Oleh Averroes F Piliang
Jika berbicara tentang perawatan gigi, salah
satu yang terlintas di benak kita adalah scaling
yang berarti pembersihan karang gigi. Hal itu dilakukan untuk menghilangkan plague dan kalkulus yang menumpuk pada gigi. Seiring berjalannya waktu, kedua
hal tersebut akan menyebabkan gusi meradang dan berdarah sehingga akan
menimbulkan penyakit. Namun, apakah scaling
merupakan tindakan yang efektif?
“Sebenarnya, scaling itu tidak hanya membersihkan karang gigi. Scaling hanyalah tindakan kuratif
(pengobatan)”, ungkap Dendy Dwirizki G. Selanjutnya mahasiswa Fakultas
Kedokteran Gigi USU ini menerangkan bahwa, “Scaling
itu adalah perawatan yang komprehensif yang artinya tidak hanya membersihkan karang
gigi.

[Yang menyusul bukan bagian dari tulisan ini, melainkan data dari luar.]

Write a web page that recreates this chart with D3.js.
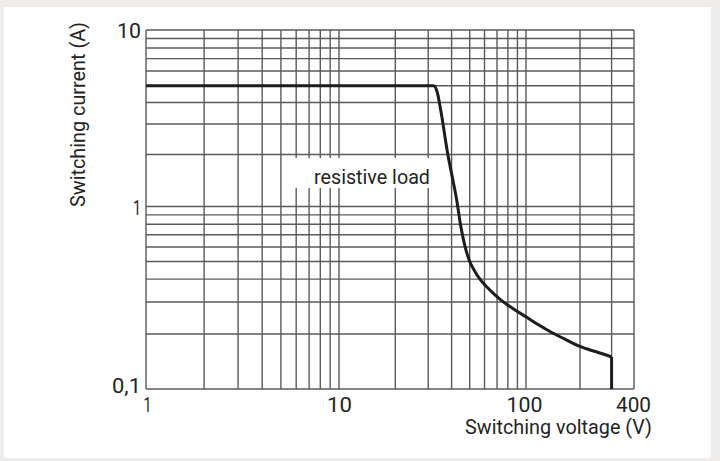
<!DOCTYPE html>
<html>
<head>
<meta charset="utf-8">
<script src="https://cdn.jsdelivr.net/npm/d3@7"></script>
<style>
  html, body { margin: 0; padding: 0; background: #efedeb; }
  svg { display: block; }
  text { font-family: Roboto, "Noto Sans", sans-serif; fill: #242424; }
</style>
</head>
<body>
<svg id="chart" width="720" height="461"></svg>
<script>
// ---- data ----
const voltageTicks = [1, 10, 100, 400];
const voltageTickLabels = ["1", "10", "100", "400"];
const currentTicks = [0.1, 1, 10];
const currentTickLabels = ["0,1", "1", "10"];
const voltageGrid = [1,2,3,4,5,6,7,8,9,10,20,30,40,50,60,70,80,90,100,200,300,400];
const currentGrid = [0.1,0.2,0.3,0.4,0.5,0.6,0.7,0.8,0.9,1,2,3,4,5,6,7,8,9,10];
const curveVoltage = [1, 32, 33.5, 35, 38.2, 40.5, 42.6, 44.6, 46, 47.5, 50, 53, 56.7, 62, 68, 75, 85, 100, 118, 136, 165, 200, 240, 275, 300];
const curveCurrent = [5, 5, 4.6, 3.6, 2.0, 1.45, 1.09, 0.8, 0.68, 0.59, 0.5, 0.445, 0.4, 0.361, 0.329, 0.302, 0.276, 0.2485, 0.224, 0.2065, 0.1875, 0.171, 0.161, 0.1545, 0.150];
const cutoffVoltage = 300;
const xTitle = "Switching voltage (V)";
const yTitle = "Switching current (A)";
const noteText = "resistive load";

// ---- layout ----
const svg = d3.select("#chart");
svg.append("rect").attr("x", 4).attr("y", 7).attr("width", 707).attr("height", 451).attr("fill", "#ffffff");

const x = d3.scaleLog().domain([1, 10, 100, 400]).range([146, 339, 526, 634]);
const y = d3.scaleLog().domain([0.1, 1, 5, 10]).range([389, 206.5, 85.7, 30]);

const gridColor = "#5a5a5a";
const g = svg.append("g");

g.selectAll("line.v").data(voltageGrid).enter().append("line")
  .attr("class", "v")
  .attr("x1", d => x(d)).attr("x2", d => x(d))
  .attr("y1", y(0.1)).attr("y2", y(10))
  .attr("stroke", gridColor).attr("stroke-width", 1.4);

g.selectAll("line.h").data(currentGrid).enter().append("line")
  .attr("class", "h")
  .attr("y1", d => y(d)).attr("y2", d => y(d))
  .attr("x1", x(1)).attr("x2", x(400))
  .attr("stroke", gridColor).attr("stroke-width", 1.4);

// white box behind annotation
svg.append("rect")
  .attr("x", 290).attr("y", 158).attr("width", 142).attr("height", 30)
  .attr("fill", "#ffffff");

// curve
const pts = curveVoltage.map((v, i) => [v, curveCurrent[i]]);
const smooth = d3.line().x(d => x(d[0])).y(d => y(d[1])).curve(d3.curveMonotoneX);
const straight = d3.line().x(d => x(d[0])).y(d => y(d[1]));
const last = pts[pts.length - 1];
svg.append("path").datum(pts)
  .attr("d", smooth)
  .attr("fill", "none").attr("stroke", "#1c1c1c").attr("stroke-width", 3)
  .attr("stroke-linejoin", "round");
svg.append("path").datum([last, [cutoffVoltage, 0.1]])
  .attr("d", straight)
  .attr("fill", "none").attr("stroke", "#1c1c1c").attr("stroke-width", 3);

// x axis labels
const xAxis = d3.axisBottom(x).tickValues(voltageTicks)
  .tickFormat((d, i) => voltageTickLabels[i]).tickSize(0).tickPadding(0);
const xg = svg.append("g").attr("transform", `translate(0, ${y(0.1)})`).call(xAxis);
xg.select(".domain").remove();
xg.selectAll("text").attr("y", 23).attr("dy", 0)
  .attr("font-size", 21).attr("font-family", "Roboto, sans-serif").attr("fill", "#242424")
  .attr("textLength", (d, i) => [8, 25, 36, 35][i]).attr("lengthAdjust", "spacingAndGlyphs")
  .attr("dx", (d, i) => [1, 0, -2, -1][i]);

// y axis labels
const yAxis = d3.axisLeft(y).tickValues(currentTicks)
  .tickFormat((d, i) => currentTickLabels[i]).tickSize(0).tickPadding(0);
const yg = svg.append("g").attr("transform", `translate(${x(1) - 5}, 0)`).call(yAxis);
yg.select(".domain").remove();
yg.selectAll("text").attr("dy", 0)
  .attr("font-size", 21).attr("font-family", "Roboto, sans-serif").attr("fill", "#242424")
  .attr("textLength", (d, i) => [29, 8, 24][i]).attr("lengthAdjust", "spacingAndGlyphs")
  .attr("y", (d, i) => [3, 8, 7][i]);

// axis titles
svg.append("text")
  .attr("x", 652).attr("y", 434).attr("text-anchor", "end")
  .attr("font-size", 21)
  .attr("textLength", 187).attr("lengthAdjust", "spacingAndGlyphs")
  .text(xTitle);

svg.append("text")
  .attr("transform", "translate(85, 207) rotate(-90)")
  .attr("x", 0).attr("y", 0).attr("text-anchor", "start")
  .attr("font-size", 21)
  .attr("textLength", 185).attr("lengthAdjust", "spacingAndGlyphs")
  .text(yTitle);

// annotation
svg.append("text")
  .attr("x", 314).attr("y", 183.5)
  .attr("font-size", 21)
  .attr("textLength", 116).attr("lengthAdjust", "spacingAndGlyphs")
  .text(noteText);
</script>
</body>
</html>
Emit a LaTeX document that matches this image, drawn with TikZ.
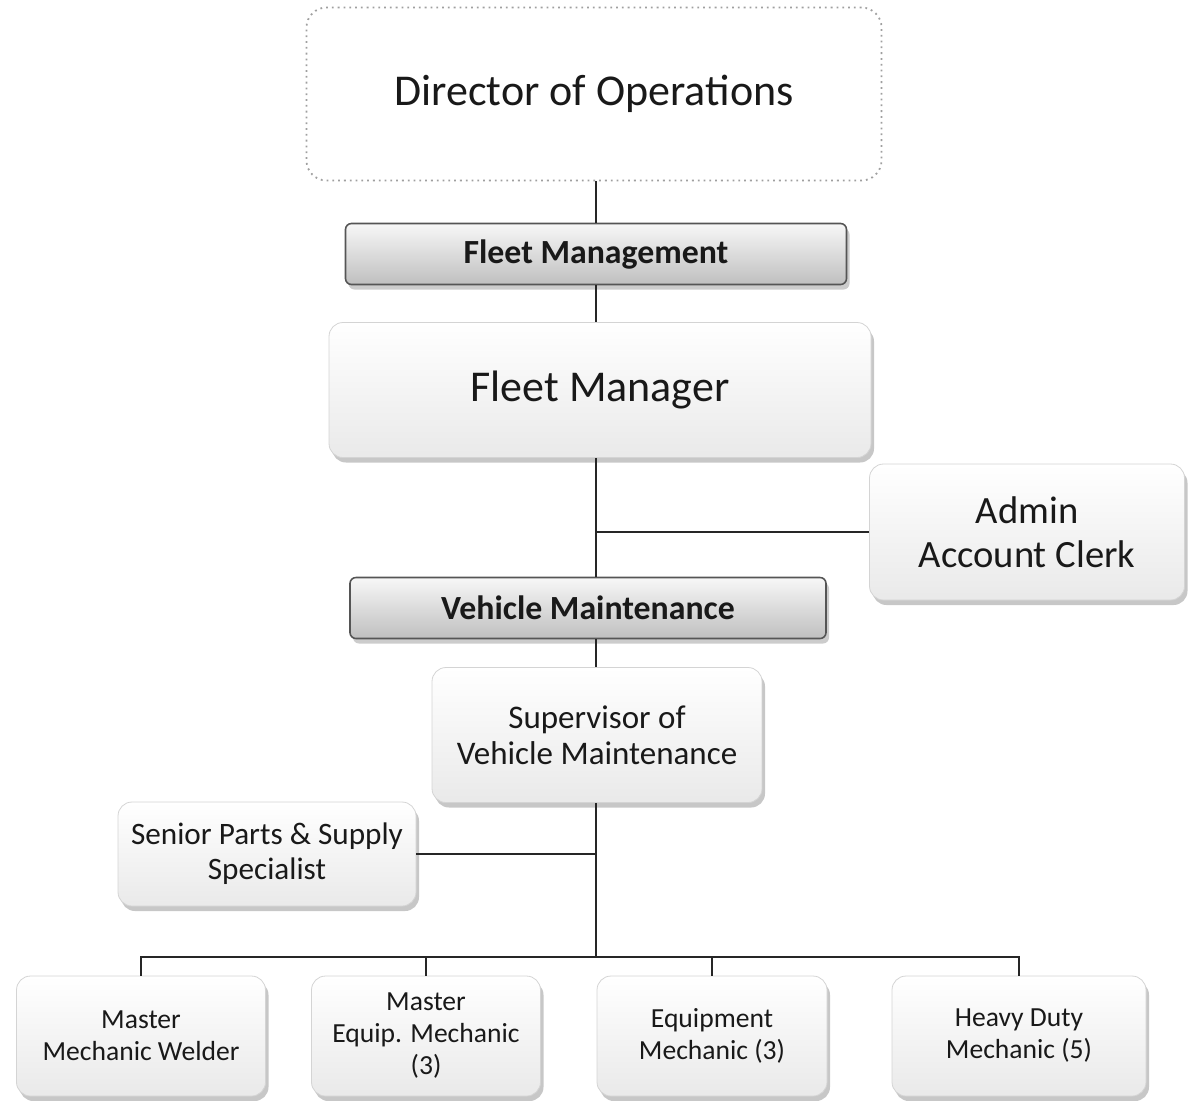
\documentclass[tikz,border=0pt]{standalone}
\usepackage{fontspec}
\setmainfont{Carlito}
\usetikzlibrary{positioning, calc, shadows, shapes}
\definecolor{boxline}{RGB}{212,212,212}
\definecolor{barline}{RGB}{85,85,85}
\definecolor{inkgray}{RGB}{25,25,25}
\newcommand{\bigtext}{\fontsize{22}{26}\selectfont}
\newcommand{\midtext}{\fontsize{19.3}{22}\selectfont}
\newcommand{\bartext}{\fontsize{16.9}{19}\selectfont\bfseries}
\newcommand{\subtext}{\fontsize{16.5}{18}\selectfont}
\newcommand{\parttext}{\fontsize{15.6}{17.5}\selectfont}
\newcommand{\smalltext}{\fontsize{13.8}{16}\selectfont}
\tikzset{
	unit/.style={draw=boxline, rounded corners=7pt, top color=white, bottom color=gray!17, align=center, inner sep=2pt, text=inkgray,
		drop shadow={shadow xshift=1.5pt, shadow yshift=-2.5pt, fill=gray!80, opacity=.55}},
	header/.style={draw=barline, line width=.8pt, rounded corners=3pt, top color=gray!6, bottom color=gray!50, align=center, text=inkgray,
		drop shadow={shadow xshift=1.5pt, shadow yshift=-2.5pt, fill=gray!80, opacity=.5}, font=\bartext},
	link/.style={line width=1.1pt, black!85}
}

\begin{document}
\begin{tikzpicture}[x=0.5pt, y=-0.5pt]
	\useasboundingbox (0,0) rectangle (1192,1100);
	
	% top of the chart
	\node [draw=gray!75, dotted, line width=.9pt, rounded corners=10pt, minimum width=287.5pt, minimum height=86.5pt, text=inkgray, font=\bigtext] (dir) at (594,94) {\raisebox{-3pt}{Director of Operations}};
	\node [header, minimum width=250.5pt, minimum height=30.5pt] (fmgmt) at (596,254) {Fleet Management};
	\node [unit, minimum width=271pt, minimum height=67.5pt, font=\bigtext] (fmgr) at (600,390) {Fleet Manager};
	\node [unit, minimum width=157.5pt, minimum height=68pt, font=\midtext] (admin) at (1027,532) {Admin\\Account Clerk};
	
	% maintenance branch
	\node [header, minimum width=238pt, minimum height=30.5pt] (vmaint) at (588,608) {Vehicle Maintenance};
	\node [unit, minimum width=165pt, minimum height=67.5pt, font=\subtext] (super) at (597,735) {Supervisor of\\Vehicle Maintenance};
	\node [unit, minimum width=149pt, minimum height=52pt, font=\parttext] (parts) at (267,854) {Senior Parts \& Supply\\Specialist};
	
	% mechanics
	\node [unit, minimum width=124.5pt, minimum height=60pt, font=\smalltext] (welder) at (141,1036) {Master\\Mechanic Welder};
	\node [unit, minimum width=114.5pt, minimum height=60pt, font=\smalltext] (mequip) at (426,1036) {Master\\Equip. Mechanic\\(3)};
	\node [unit, minimum width=115pt, minimum height=60pt, font=\smalltext] (equip) at (712,1036) {Equipment\\Mechanic (3)};
	\node [unit, minimum width=127pt, minimum height=60pt, font=\smalltext] (heavy) at (1019,1036) {Heavy Duty\\Mechanic (5)};
	
	\coordinate (trunk) at (596,0);
	\coordinate (bus) at (0,957);
	
	\draw [link] (dir.south -| trunk) -- (fmgmt.north -| trunk);
	\draw [link] (fmgmt.south -| trunk) -- (fmgr.north -| trunk);
	\draw [link] (fmgr.south -| trunk) -- (vmaint.north -| trunk);
	\draw [link] (admin.west) -- (admin.west -| trunk);
	\draw [link] (vmaint.south -| trunk) -- (super.north -| trunk);
	\draw [link] (super.south -| trunk) -- (bus -| trunk);
	\draw [link] (parts.east) -- (parts.east -| trunk);
	\draw [link] (welder.north) -- (bus -| welder.north) -- (bus -| heavy.north) -- (heavy.north);
	\draw [link] (mequip.north) -- (bus -| mequip.north);
	\draw [link] (equip.north) -- (bus -| equip.north);
\end{tikzpicture}
\end{document}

Perawatan itu meliputi tindakan, edukasi dan motivasi yang merupakan
tindakan preventif kepada pasien”. Banyak masyarakat berpendapat bahwa ketika
berkunjung ke dokter gigi ataupun klinik gigi, yang dilakukan hanyalah periksa
gigi, scaling dan cabut gigi.
Tentunya, pendapat mahasiswa yang saat ini
sedang koas tersebut memberikan
gambaran bahwa masyarakat Indonesia perlu memberikan perhatian khusus pada
edukasi dan motivasi mengenai kesehatan gigi. Dan bahkan bila perlu edukasi dan
motivasi ini haruslah menjadi sebuah tradisi turun temurun yang dilakukan oleh
keluarga-keluarga di Indonesia. Dendi juga membenarkan hal tersebut melalui
pernyataannya, “Pentingnya edukasi dan motivasi itu dikarenakan plague dan karang gigi dapat dicegah
melalui sikat gigi dan pembersihan karang gigi di rumah. Jadi, sebagai dokter
gigi keberhasilan dalam mencegah terjadinya gangguan kesehatan gigi pada pasien
juga ditinjau dari motivasi dan edukasi yang dilaksanakan dengan baik oleh
pasien”.
Akan tetapi, informasi yang seharusnya menjadi
program di kementerian kesehatan ini sepertinya dianggap sebagai hal yang
biasa. Berdasarkan data global dari World Health Organization (WHO) pada tahun
2000 menyatakan bahwa 60%-90% anak-anak sekolah di negara Industri memiliki
gigi berlubang. Sementara itu di Indonesia, prevalensi pengalaman karies aktif
sebesar 72,1% berdasarkan Riset Kesehatan Dasar tahun 2007
(unilever.co.id/id/media-centre/pressreleases/2013/Pepsodent-School-Progrem-Jawa-Timur.aspx).
Dengan tingginya tingkat persoalan kesehatan gigi di Indonesia menunjukkan
bahwa di usia dewasa banyak masyarakat Indonesia mengalami gangguan gigi.
Pendidikan kesehatan gigi dan motivasi haruslah
diajarkan mulai sejak dini. Namun, bukan berarti hanya sebatas menyikat gigi
secara teratur melainkan bagaimana cara menyikat gigi yang efektif. “Sehatnya
gigi seseorang bukan ditinjau dari berapa kali ia menyikat gigi dalam sehari,
melainkan dari bagaimana metodenya ia menyikat. Walaupun ia sudah memenuhi
frekuensinya, kalau metodenya salah, ya sama saja. Yang terjadi saat ini adalah
metode menyikat gigi yang benar tidak diberikan secara mendetail” terang Dendi.
Sebenarnya sudah ada metode dalam
mengkampanyekan frekuensi menyikat gigi dan bagaimana metode menyikat gigi.
Banyak perusahaan-perusahaan pasta gigi telah memberikan layanan-layanan publik
ke sekolah-sekolah dasar mengenai hal tersebut. Akan tetapi, masih tinggi juga
kasus-kasus mengenai gangguan gigi. Umumnya, persoalan gigi yang dialami oleh
orang-orang dewasa dikarenakan tidak membudayanya edukasi dalam hal kesehatan
gigi.
Secara keseluruhan walaupun proses edukasi
sudah dimulai sejak dini, pemberian motivasi mengenai kesehatan gigi haruslah
dilakukan secara terus menerus. Tentunya, pemerintah melalui kementerian
kesehatan melakukan kampanye via iklan layanan masyarakat agar masyarakat dapat
berpartisipasi. Karena mencegah lebih baik daripada mengobati.